Mr Flesch argued, however, that it was simply wrong of the commissioners to take account of Mr Gaines-Cooper's actions and lifestyle over the following 28 years when considering whether he had made his “domicile of choice” in the Seychelles in 1976.
Mr Gaines-Cooper was not obliged wholly to reject England to qualify for non-domiciled status, the QC said, adding that eminent witnesses had told the commissioners that he had “fallen in love” with the Seychelles and wished to “stay there for ever”.
Mr Flesch said that there would have been no point in his planting a notoriously slow-growing coco-de-mer tree at Plantation Bois Noir in the 1970s if he had intended to move on.

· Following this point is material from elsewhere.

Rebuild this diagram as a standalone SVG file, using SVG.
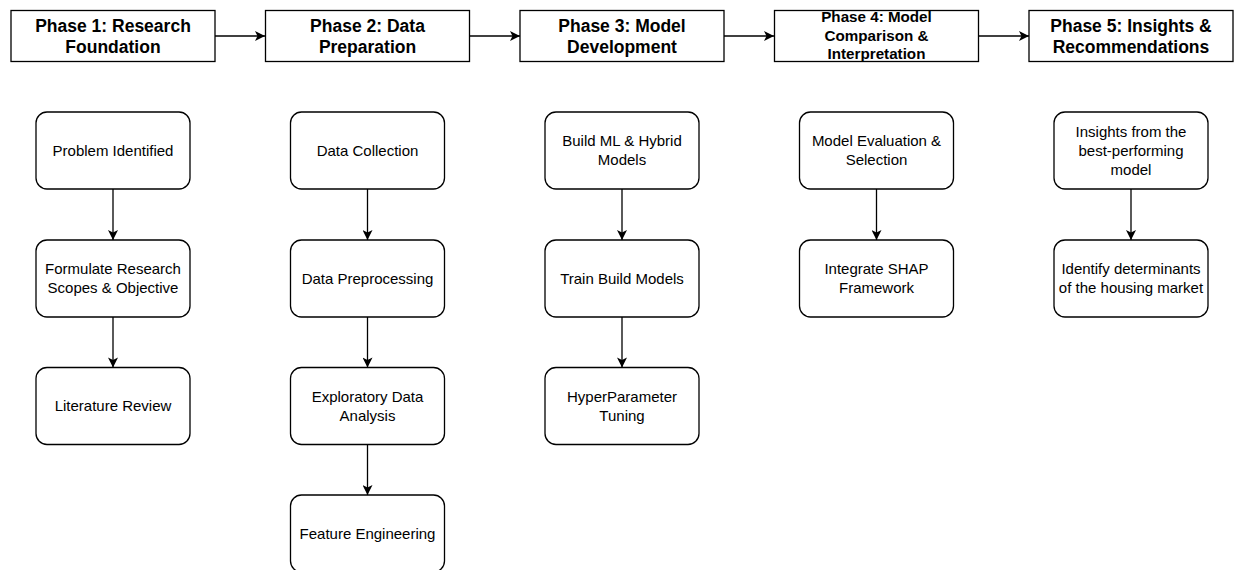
<svg xmlns="http://www.w3.org/2000/svg" width="1235" height="570" viewBox="0 0 1235 570">
<defs>
<style>
.hdr{fill:#fff;stroke:#000;stroke-width:1.3}
.node{fill:#fff;stroke:#000;stroke-width:1.3}
.ht{font-family:"Liberation Sans",Arial,sans-serif;font-weight:bold;font-size:17.5px;fill:#000;text-anchor:middle}
.ht4{font-family:"Liberation Sans",Arial,sans-serif;font-weight:bold;font-size:15.2px;fill:#000;text-anchor:middle}
.nt{font-family:"Liberation Sans",Arial,sans-serif;font-size:15px;fill:#000;text-anchor:middle}
.edge{stroke:#000;stroke-width:1.3;fill:none;marker-end:url(#arr)}
</style>
<marker id="arr" viewBox="0 0 10 10" refX="10" refY="5" markerWidth="11" markerHeight="10" markerUnits="userSpaceOnUse" orient="auto">
<path d="M0,0 L10,5 L0,10 L2.5,5 z" fill="#000"/>
</marker>
</defs>
<rect width="1235" height="570" fill="#fff"/>

<g id="connectors">
<line class="edge" x1="215" y1="36" x2="265" y2="36"/>
<line class="edge" x1="469" y1="36" x2="520" y2="36"/>
<line class="edge" x1="723" y1="36" x2="774" y2="36"/>
<line class="edge" x1="978" y1="36" x2="1029" y2="36"/>

<line class="edge" x1="113" y1="189" x2="113" y2="240"/>
<line class="edge" x1="113" y1="317" x2="113" y2="367.5"/>

<line class="edge" x1="367.5" y1="189" x2="367.5" y2="240"/>
<line class="edge" x1="367.5" y1="317" x2="367.5" y2="367.5"/>
<line class="edge" x1="367.5" y1="444.5" x2="367.5" y2="495"/>

<line class="edge" x1="622" y1="189" x2="622" y2="240"/>
<line class="edge" x1="622" y1="317" x2="622" y2="367.5"/>

<line class="edge" x1="876.5" y1="189" x2="876.5" y2="240"/>

<line class="edge" x1="1131" y1="189" x2="1131" y2="240"/>
</g>

<g id="phase1">
<rect class="hdr" x="11" y="10.5" width="204" height="51"/>
<text class="ht" x="113" y="32">Phase 1: Research</text>
<text class="ht" x="113" y="53">Foundation</text>
</g>
<g id="phase2">
<rect class="hdr" x="265.5" y="10.5" width="204" height="51"/>
<text class="ht" x="367.5" y="32">Phase 2: Data</text>
<text class="ht" x="367.5" y="53">Preparation</text>
</g>
<g id="phase3">
<rect class="hdr" x="520" y="10.5" width="204" height="51"/>
<text class="ht" x="622" y="32">Phase 3: Model</text>
<text class="ht" x="622" y="53">Development</text>
</g>
<g id="phase4">
<rect class="hdr" x="774.5" y="10.5" width="204" height="51"/>
<text class="ht4" x="876.5" y="22.3">Phase 4: Model</text>
<text class="ht4" x="876.5" y="40.6">Comparison &amp;</text>
<text class="ht4" x="876.5" y="58.9">Interpretation</text>
</g>
<g id="phase5">
<rect class="hdr" x="1029" y="10.5" width="204" height="51"/>
<text class="ht" x="1131" y="32">Phase 5: Insights &amp;</text>
<text class="ht" x="1131" y="53">Recommendations</text>
</g>

<g id="problem-identified">
<rect class="node" x="36" y="112" width="154" height="77" rx="11"/>
<text class="nt" x="113" y="155.5">Problem Identified</text>
</g>
<g id="formulate-research">
<rect class="node" x="36" y="240" width="154" height="77" rx="11"/>
<text class="nt" x="113" y="274">Formulate Research</text>
<text class="nt" x="113" y="293">Scopes &amp; Objective</text>
</g>
<g id="literature-review">
<rect class="node" x="36" y="367.5" width="154" height="77" rx="11"/>
<text class="nt" x="113" y="411">Literature Review</text>
</g>

<g id="data-collection">
<rect class="node" x="290.5" y="112" width="154" height="77" rx="11"/>
<text class="nt" x="367.5" y="155.5">Data Collection</text>
</g>
<g id="data-preprocessing">
<rect class="node" x="290.5" y="240" width="154" height="77" rx="11"/>
<text class="nt" x="367.5" y="283.5">Data Preprocessing</text>
</g>
<g id="eda">
<rect class="node" x="290.5" y="367.5" width="154" height="77" rx="11"/>
<text class="nt" x="367.5" y="401.5">Exploratory Data</text>
<text class="nt" x="367.5" y="420.5">Analysis</text>
</g>
<g id="feature-engineering">
<rect class="node" x="290.5" y="495" width="154" height="77" rx="11"/>
<text class="nt" x="367.5" y="538.5">Feature Engineering</text>
</g>

<g id="build-models">
<rect class="node" x="545" y="112" width="154" height="77" rx="11"/>
<text class="nt" x="622" y="146">Build ML &amp; Hybrid</text>
<text class="nt" x="622" y="165">Models</text>
</g>
<g id="train-models">
<rect class="node" x="545" y="240" width="154" height="77" rx="11"/>
<text class="nt" x="622" y="283.5">Train Build Models</text>
</g>
<g id="hyperparameter-tuning">
<rect class="node" x="545" y="367.5" width="154" height="77" rx="11"/>
<text class="nt" x="622" y="401.5">HyperParameter</text>
<text class="nt" x="622" y="420.5">Tuning</text>
</g>

<g id="model-evaluation">
<rect class="node" x="799.5" y="112" width="154" height="77" rx="11"/>
<text class="nt" x="876.5" y="146">Model Evaluation &amp;</text>
<text class="nt" x="876.5" y="165">Selection</text>
</g>
<g id="integrate-shap">
<rect class="node" x="799.5" y="240" width="154" height="77" rx="11"/>
<text class="nt" x="876.5" y="274">Integrate SHAP</text>
<text class="nt" x="876.5" y="293">Framework</text>
</g>

<g id="insights">
<rect class="node" x="1054" y="112" width="154" height="77" rx="11"/>
<text class="nt" x="1131" y="137">Insights from the</text>
<text class="nt" x="1131" y="156">best-performing</text>
<text class="nt" x="1131" y="175">model</text>
</g>
<g id="identify-determinants">
<rect class="node" x="1054" y="240" width="154" height="77" rx="11"/>
<text class="nt" x="1131" y="274">Identify determinants</text>
<text class="nt" x="1131" y="293">of the housing market</text>
</g>
</svg>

But Revenue & Customs were adamant that, despite Mr Gaines-Cooper's years of travelling in search of business opportunities, his true roots were in England and that, at least for tax purposes, he had never left this country.
Yesterday Lord Justice Rimer agreed. He described the tax commissioners' decision as “particularly careful” and said it had already been confirmed once, last November, by a High Court judge, Mr Justice Lewison, in a ruling that was “redolent of his usual clarity and insight”.
Of Mr Flesch's arguments that the commissioners' decision was irrational and “ran directly contrary to the undisputed evidence”, the judge said: “I have to say that I regard this as a very poor point.” In ruling that Mr Gaines-Cooper had maintained a presence in England, the commissioners simply did not accept his plea that he made Plantation Bois Noir his chief residence in 1976, Lord Justice Rimer said.
The appeal ruling means that Mr Gaines-Cooper now faces a huge tax demand for the years 1993 to 2004.
He still has one final hope of avoiding a bill that is certain to run to several million pounds. Last month a separate judicial review was heard by Mr Justice Lloyd Jones and judgment is awaited.